My advice: keep at it. Focus on defending/maintaining your butterfly guard for starters. It's kind of backwards in a way, which makes it hard. In closed guard, to prevent someone from passing to your right, you defend with your right leg. In butterfly you defend with your left. That takes some work to get used to. Focus on never getting flattened. Back on the mat = bad.
Once you get the hang of that, start focusing on your grips: both establishing your own and breaking those of your opponent. Then you can start attacking with sweeps. Start with the basics: sumi gaeshi (hook sweep?), arm drag, that sort of thing. And once you get that down, you can start getting fancy and chaining things together.
If you follow that advice, I think you are on your way to a strong butterfly guard.

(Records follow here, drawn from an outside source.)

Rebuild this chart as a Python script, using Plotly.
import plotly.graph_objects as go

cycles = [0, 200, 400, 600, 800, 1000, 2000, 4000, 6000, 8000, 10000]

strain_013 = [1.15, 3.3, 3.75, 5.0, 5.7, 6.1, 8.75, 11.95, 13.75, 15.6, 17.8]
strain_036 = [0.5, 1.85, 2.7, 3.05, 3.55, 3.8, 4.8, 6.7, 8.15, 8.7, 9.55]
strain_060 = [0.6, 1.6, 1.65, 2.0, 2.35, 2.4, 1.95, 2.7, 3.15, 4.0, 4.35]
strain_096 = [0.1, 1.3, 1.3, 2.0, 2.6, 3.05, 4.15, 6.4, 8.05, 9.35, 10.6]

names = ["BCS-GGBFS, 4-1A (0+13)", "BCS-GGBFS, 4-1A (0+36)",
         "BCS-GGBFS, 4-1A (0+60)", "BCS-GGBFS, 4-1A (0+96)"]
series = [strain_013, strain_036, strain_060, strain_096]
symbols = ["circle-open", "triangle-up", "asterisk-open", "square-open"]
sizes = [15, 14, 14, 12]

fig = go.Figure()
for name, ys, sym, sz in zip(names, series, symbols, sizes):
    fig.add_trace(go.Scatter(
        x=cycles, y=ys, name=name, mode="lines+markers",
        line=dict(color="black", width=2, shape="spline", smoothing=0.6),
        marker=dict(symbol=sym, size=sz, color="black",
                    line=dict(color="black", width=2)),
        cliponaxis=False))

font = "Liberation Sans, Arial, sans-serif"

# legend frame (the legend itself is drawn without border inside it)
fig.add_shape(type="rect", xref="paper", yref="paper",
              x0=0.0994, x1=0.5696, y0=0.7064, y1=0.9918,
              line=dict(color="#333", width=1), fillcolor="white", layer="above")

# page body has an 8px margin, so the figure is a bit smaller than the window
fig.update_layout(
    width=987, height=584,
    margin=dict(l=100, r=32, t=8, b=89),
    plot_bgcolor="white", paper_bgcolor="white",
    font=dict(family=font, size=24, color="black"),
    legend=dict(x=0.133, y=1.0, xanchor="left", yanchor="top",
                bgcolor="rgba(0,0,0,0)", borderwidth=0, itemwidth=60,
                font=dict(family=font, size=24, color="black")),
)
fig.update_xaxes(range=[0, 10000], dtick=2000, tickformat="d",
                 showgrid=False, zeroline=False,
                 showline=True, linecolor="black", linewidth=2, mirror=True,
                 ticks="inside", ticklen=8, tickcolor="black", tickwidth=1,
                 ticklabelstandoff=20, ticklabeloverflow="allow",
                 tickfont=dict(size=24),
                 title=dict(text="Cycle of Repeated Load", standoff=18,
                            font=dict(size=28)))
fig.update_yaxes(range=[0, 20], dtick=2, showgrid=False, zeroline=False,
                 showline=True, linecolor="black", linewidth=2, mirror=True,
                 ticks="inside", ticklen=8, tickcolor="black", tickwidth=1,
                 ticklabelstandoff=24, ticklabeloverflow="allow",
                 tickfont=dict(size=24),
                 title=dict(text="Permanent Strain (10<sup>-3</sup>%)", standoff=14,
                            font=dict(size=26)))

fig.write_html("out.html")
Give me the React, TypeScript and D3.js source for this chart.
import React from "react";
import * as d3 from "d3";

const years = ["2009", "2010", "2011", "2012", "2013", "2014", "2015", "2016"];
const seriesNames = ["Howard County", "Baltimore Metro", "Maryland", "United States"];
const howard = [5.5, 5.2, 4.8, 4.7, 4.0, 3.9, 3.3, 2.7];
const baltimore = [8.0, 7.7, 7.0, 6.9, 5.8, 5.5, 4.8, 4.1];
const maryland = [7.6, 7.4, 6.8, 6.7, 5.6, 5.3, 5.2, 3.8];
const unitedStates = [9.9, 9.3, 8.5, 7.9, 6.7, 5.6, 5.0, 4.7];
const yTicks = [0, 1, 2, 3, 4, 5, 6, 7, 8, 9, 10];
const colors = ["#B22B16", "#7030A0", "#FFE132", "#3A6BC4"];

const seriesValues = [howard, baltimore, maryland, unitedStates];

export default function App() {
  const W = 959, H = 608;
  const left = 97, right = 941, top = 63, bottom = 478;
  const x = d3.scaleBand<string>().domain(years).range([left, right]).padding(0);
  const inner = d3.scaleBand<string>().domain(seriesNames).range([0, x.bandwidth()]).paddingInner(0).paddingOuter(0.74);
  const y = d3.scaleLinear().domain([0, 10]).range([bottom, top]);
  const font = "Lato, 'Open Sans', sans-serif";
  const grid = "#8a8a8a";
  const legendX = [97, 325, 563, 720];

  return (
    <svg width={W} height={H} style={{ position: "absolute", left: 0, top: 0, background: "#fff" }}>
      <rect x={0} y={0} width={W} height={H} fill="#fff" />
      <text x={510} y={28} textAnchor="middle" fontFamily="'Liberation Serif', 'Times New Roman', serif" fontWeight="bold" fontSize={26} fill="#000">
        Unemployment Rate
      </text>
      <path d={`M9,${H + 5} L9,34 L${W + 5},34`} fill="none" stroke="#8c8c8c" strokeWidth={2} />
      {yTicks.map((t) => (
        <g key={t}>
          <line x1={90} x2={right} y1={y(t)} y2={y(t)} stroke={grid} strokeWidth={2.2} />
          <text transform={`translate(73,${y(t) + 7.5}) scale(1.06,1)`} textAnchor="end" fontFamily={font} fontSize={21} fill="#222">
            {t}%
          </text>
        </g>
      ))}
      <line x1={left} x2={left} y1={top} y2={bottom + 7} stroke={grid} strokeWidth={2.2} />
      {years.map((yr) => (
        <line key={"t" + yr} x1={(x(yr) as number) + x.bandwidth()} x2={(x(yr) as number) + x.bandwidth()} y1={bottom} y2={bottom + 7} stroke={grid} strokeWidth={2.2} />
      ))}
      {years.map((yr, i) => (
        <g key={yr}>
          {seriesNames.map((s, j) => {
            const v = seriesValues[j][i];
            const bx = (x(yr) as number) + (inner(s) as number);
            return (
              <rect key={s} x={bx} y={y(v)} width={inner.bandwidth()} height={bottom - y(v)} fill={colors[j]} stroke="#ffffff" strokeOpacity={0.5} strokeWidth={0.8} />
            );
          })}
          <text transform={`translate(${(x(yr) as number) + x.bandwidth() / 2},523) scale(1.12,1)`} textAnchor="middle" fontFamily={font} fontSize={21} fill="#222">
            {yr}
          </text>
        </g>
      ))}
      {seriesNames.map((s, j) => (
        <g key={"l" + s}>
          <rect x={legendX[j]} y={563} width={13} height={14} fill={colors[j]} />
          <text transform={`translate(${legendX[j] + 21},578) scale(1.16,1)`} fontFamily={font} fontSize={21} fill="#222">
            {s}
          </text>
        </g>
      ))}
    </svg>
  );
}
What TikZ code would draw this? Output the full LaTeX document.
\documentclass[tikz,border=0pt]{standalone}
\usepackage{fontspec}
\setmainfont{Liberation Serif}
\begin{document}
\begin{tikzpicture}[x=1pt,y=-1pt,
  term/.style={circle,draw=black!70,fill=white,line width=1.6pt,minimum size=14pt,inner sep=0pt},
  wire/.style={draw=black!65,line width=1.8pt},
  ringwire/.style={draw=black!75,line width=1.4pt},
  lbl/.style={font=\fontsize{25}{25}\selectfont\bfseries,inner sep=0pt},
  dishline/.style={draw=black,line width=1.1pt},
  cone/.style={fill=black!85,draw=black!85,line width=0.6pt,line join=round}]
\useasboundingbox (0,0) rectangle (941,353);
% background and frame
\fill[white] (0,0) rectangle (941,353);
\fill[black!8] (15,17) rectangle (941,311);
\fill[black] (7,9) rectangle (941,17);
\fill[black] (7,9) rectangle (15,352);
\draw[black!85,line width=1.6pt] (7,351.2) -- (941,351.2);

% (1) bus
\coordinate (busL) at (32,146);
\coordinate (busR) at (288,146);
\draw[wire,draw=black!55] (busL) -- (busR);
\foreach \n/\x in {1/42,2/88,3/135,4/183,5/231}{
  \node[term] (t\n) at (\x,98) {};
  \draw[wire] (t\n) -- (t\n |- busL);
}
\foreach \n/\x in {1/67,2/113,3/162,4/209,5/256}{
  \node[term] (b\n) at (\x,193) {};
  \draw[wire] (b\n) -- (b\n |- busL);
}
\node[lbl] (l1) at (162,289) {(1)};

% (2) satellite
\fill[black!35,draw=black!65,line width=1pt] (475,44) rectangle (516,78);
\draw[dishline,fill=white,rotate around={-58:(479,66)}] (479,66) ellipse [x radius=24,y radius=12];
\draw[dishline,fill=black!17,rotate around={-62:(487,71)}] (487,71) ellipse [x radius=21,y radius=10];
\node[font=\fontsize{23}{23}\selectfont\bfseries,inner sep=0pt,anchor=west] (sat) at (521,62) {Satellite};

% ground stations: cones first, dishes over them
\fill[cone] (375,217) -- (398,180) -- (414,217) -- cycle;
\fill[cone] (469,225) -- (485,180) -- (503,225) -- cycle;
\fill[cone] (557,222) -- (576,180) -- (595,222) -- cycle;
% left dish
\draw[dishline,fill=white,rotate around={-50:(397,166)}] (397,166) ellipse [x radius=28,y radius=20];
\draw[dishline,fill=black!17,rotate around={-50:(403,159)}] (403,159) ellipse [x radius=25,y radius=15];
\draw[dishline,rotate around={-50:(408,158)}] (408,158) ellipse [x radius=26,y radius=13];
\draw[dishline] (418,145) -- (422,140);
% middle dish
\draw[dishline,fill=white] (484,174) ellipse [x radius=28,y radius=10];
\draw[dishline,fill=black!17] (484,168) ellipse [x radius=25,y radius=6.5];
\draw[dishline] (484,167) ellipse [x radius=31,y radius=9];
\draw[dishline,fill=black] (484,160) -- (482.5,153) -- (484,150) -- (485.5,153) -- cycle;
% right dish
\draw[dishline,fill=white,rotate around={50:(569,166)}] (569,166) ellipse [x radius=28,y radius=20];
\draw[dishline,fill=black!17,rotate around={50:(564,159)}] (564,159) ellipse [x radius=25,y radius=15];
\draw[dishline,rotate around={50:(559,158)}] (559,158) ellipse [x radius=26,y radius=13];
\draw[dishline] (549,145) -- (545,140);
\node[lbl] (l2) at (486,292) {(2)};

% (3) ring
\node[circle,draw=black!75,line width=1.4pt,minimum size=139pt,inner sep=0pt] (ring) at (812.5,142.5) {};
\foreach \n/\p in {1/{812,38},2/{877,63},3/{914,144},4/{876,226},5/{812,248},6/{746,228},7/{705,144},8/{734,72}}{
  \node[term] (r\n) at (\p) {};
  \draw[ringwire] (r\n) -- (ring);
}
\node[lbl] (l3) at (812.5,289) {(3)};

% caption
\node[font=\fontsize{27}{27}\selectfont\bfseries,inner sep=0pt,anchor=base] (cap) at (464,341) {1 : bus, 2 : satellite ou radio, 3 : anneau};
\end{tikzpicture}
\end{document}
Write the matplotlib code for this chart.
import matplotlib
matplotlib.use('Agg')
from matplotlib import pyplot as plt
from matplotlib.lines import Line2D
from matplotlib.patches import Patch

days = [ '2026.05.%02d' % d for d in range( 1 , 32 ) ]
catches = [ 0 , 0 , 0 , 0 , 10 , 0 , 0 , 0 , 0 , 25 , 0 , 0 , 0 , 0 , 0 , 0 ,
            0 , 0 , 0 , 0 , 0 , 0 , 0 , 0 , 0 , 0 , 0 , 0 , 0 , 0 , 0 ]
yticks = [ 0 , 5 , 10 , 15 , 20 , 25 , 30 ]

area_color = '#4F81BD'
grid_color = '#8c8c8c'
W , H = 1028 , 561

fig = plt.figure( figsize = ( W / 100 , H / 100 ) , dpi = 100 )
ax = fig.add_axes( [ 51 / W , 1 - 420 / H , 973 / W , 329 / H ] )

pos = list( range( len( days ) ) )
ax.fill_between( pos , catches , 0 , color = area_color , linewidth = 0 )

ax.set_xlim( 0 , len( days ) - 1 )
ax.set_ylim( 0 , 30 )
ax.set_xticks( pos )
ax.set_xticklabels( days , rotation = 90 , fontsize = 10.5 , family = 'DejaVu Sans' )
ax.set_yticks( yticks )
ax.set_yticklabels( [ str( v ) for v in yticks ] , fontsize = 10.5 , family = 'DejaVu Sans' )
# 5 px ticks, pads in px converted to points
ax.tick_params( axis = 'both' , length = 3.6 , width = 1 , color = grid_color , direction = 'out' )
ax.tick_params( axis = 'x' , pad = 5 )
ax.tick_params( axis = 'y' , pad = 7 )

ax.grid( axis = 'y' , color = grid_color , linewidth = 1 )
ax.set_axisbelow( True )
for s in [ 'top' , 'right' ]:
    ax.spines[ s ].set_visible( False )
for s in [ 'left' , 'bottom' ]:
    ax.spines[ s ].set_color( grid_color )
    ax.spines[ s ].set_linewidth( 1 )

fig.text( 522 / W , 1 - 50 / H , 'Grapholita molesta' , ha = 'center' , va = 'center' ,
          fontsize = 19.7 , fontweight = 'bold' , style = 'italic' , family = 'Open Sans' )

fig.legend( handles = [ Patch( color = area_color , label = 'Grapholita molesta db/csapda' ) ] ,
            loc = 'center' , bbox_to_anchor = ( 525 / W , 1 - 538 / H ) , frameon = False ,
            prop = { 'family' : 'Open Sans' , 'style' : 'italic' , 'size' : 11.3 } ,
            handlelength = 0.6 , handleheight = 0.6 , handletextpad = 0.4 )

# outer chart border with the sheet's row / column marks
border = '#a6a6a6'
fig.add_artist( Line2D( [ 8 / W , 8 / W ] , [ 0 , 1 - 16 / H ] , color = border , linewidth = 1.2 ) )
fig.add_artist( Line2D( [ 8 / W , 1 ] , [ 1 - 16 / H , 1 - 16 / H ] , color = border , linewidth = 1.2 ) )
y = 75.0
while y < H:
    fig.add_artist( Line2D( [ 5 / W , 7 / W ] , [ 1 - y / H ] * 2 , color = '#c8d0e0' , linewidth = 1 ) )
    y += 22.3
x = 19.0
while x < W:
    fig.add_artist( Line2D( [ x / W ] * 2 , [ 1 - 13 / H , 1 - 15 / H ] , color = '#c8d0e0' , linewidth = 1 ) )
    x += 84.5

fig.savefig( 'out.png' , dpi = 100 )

Oh, one more thing. Learn how to pass it. This will help you learn how to defend the passes and learn what your opponent is doing to you. Also roll with guys who have a good butterfly guard. My instructor has an incredible butterfly guard gi and no gi, and I have learned immensely just by him sweeping me time and time again. If there is a higher belt that plays butterfly, roll with that person and pay attention!